Reproduce the data below in full and exclude every picture.

_Recorded data_:
☆ ☆ ☆ ☆ ☆ ☆ ☆

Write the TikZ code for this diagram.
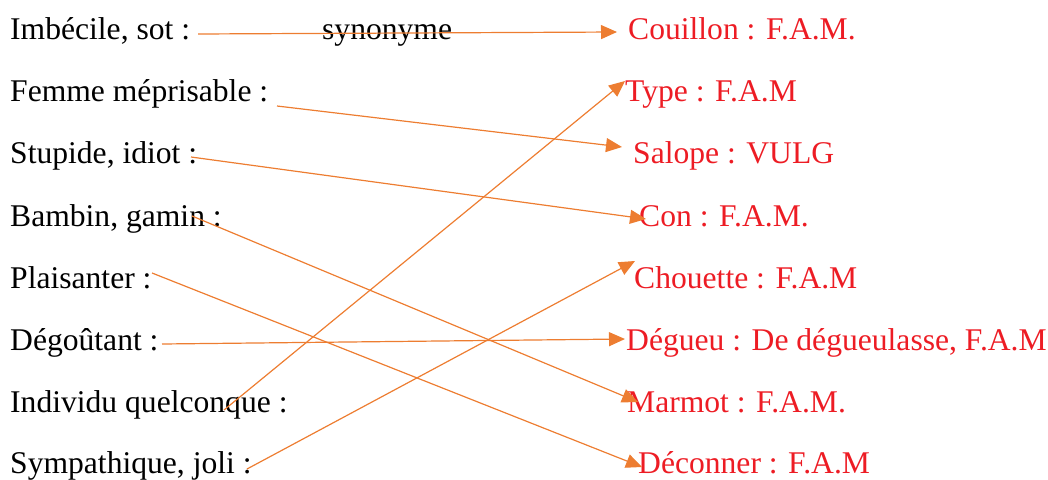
\documentclass[tikz,border=0pt]{standalone}
\usepackage{fontspec}
\setmainfont{Liberation Serif}
\usetikzlibrary{positioning,arrows.meta}
\definecolor{arroworange}{RGB}{237,125,49}
\definecolor{slangred}{RGB}{237,28,36}

\begin{document}
\begin{tikzpicture}[x=1pt, y=-1pt,
    term/.style={anchor=base west, inner sep=0pt, font=\fontsize{31.6}{38}\selectfont},
    slang/.style={term, text=slangred},
    arrow/.style={-{Triangle[length=16pt, width=14pt]}, draw=arroworange, line width=1.2pt}]

    \useasboundingbox (0,0) rectangle (1048,479);

    % Words
    \node[term] (imbecile) at (10,39) {Imbécile, sot :};
    \node[term] (femme) at (10,101) {Femme méprisable :};
    \node[term] (stupide) at (10,163) {Stupide, idiot :};
    \node[term] (bambin) at (10,226) {Bambin, gamin :};
    \node[term] (plaisanter) at (10,288) {Plaisanter :};
    \node[term] (degoutant) at (10,350) {Dégoûtant :};
    \node[term] (individu) at (10,412) {Individu quelconque :};
    \node[term] (sympa) at (10,473) {Sympathique, joli :};

    \node[term] (synonyme) at (322,39) {synonyme};

    % Familiar synonyms
    \node[slang] (couillon) at (628,39) {Couillon : F.A.M.};
    \node[slang] (type) at (625,101) {Type : F.A.M};
    \node[slang] (salope) at (633,163) {Salope : VULG};
    \node[slang] (con) at (639,226) {Con : F.A.M.};
    \node[slang] (chouette) at (634,288) {Chouette : F.A.M};
    \node[slang] (degueu) at (626,350) {Dégueu : De dégueulasse, F.A.M};
    \node[slang] (marmot) at (627,412) {Marmot : F.A.M.};
    \node[slang] (deconner) at (638,473) {Déconner : F.A.M};

    % Arrow ends
    \coordinate (imbecile-out) at (198,34);
    \coordinate (femme-out) at (277,106);
    \coordinate (stupide-out) at (191,157);
    \coordinate (bambin-out) at (192,216);
    \coordinate (plaisanter-out) at (152,273);
    \coordinate (degoutant-out) at (162,344);
    \coordinate (individu-out) at (224,410);
    \coordinate (sympa-out) at (247,469);

    \coordinate (couillon-in) at (617,32);
    \coordinate (type-in) at (625,81);
    \coordinate (salope-in) at (622,147);
    \coordinate (con-in) at (646,219);
    \coordinate (chouette-in) at (635,261);
    \coordinate (degueu-in) at (625,339);
    \coordinate (marmot-in) at (638,402);
    \coordinate (deconner-in) at (642,467);

    % Connect words
    \draw[arrow] (imbecile-out) -- (couillon-in);
    \draw[arrow] (femme-out) -- (salope-in);
    \draw[arrow] (stupide-out) -- (con-in);
    \draw[arrow] (bambin-out) -- (marmot-in);
    \draw[arrow] (plaisanter-out) -- (deconner-in);
    \draw[arrow] (degoutant-out) -- (degueu-in);
    \draw[arrow] (individu-out) -- (type-in);
    \draw[arrow] (sympa-out) -- (chouette-in);
\end{tikzpicture}
\end{document}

☆ ☆ ☆ ☆ ☆ ☆ ☆

_The completed task_:
Write the TikZ code for this diagram.
\documentclass[tikz,border=0pt]{standalone}
\usepackage{fontspec}
\setmainfont{Liberation Serif}
\usetikzlibrary{positioning,arrows.meta}
\definecolor{arroworange}{RGB}{237,125,49}
\definecolor{slangred}{RGB}{237,28,36}

\begin{document}
\begin{tikzpicture}[x=1pt, y=-1pt,
    term/.style={anchor=base west, inner sep=0pt, font=\fontsize{31.6}{38}\selectfont},
    slang/.style={term, text=slangred},
    arrow/.style={-{Triangle[length=16pt, width=14pt]}, draw=arroworange, line width=1.2pt}]

    \useasboundingbox (0,0) rectangle (1048,479);

    % Words
    \node[term] (imbecile) at (10,39) {Imbécile, sot :};
    \node[term] (femme) at (10,101) {Femme méprisable :};
    \node[term] (stupide) at (10,163) {Stupide, idiot :};
    \node[term] (bambin) at (10,226) {Bambin, gamin :};
    \node[term] (plaisanter) at (10,288) {Plaisanter :};
    \node[term] (degoutant) at (10,350) {Dégoûtant :};
    \node[term] (individu) at (10,412) {Individu quelconque :};
    \node[term] (sympa) at (10,473) {Sympathique, joli :};

    \node[term] (synonyme) at (322,39) {synonyme};

    % Familiar synonyms
    \node[slang] (couillon) at (628,39) {Couillon : F.A.M.};
    \node[slang] (type) at (625,101) {Type : F.A.M};
    \node[slang] (salope) at (633,163) {Salope : VULG};
    \node[slang] (con) at (639,226) {Con : F.A.M.};
    \node[slang] (chouette) at (634,288) {Chouette : F.A.M};
    \node[slang] (degueu) at (626,350) {Dégueu : De dégueulasse, F.A.M};
    \node[slang] (marmot) at (627,412) {Marmot : F.A.M.};
    \node[slang] (deconner) at (638,473) {Déconner : F.A.M};

    % Arrow ends
    \coordinate (imbecile-out) at (198,34);
    \coordinate (femme-out) at (277,106);
    \coordinate (stupide-out) at (191,157);
    \coordinate (bambin-out) at (192,216);
    \coordinate (plaisanter-out) at (152,273);
    \coordinate (degoutant-out) at (162,344);
    \coordinate (individu-out) at (224,410);
    \coordinate (sympa-out) at (247,469);

    \coordinate (couillon-in) at (617,32);
    \coordinate (type-in) at (625,81);
    \coordinate (salope-in) at (622,147);
    \coordinate (con-in) at (646,219);
    \coordinate (chouette-in) at (635,261);
    \coordinate (degueu-in) at (625,339);
    \coordinate (marmot-in) at (638,402);
    \coordinate (deconner-in) at (642,467);

    % Connect words
    \draw[arrow] (imbecile-out) -- (couillon-in);
    \draw[arrow] (femme-out) -- (salope-in);
    \draw[arrow] (stupide-out) -- (con-in);
    \draw[arrow] (bambin-out) -- (marmot-in);
    \draw[arrow] (plaisanter-out) -- (deconner-in);
    \draw[arrow] (degoutant-out) -- (degueu-in);
    \draw[arrow] (individu-out) -- (type-in);
    \draw[arrow] (sympa-out) -- (chouette-in);
\end{tikzpicture}
\end{document}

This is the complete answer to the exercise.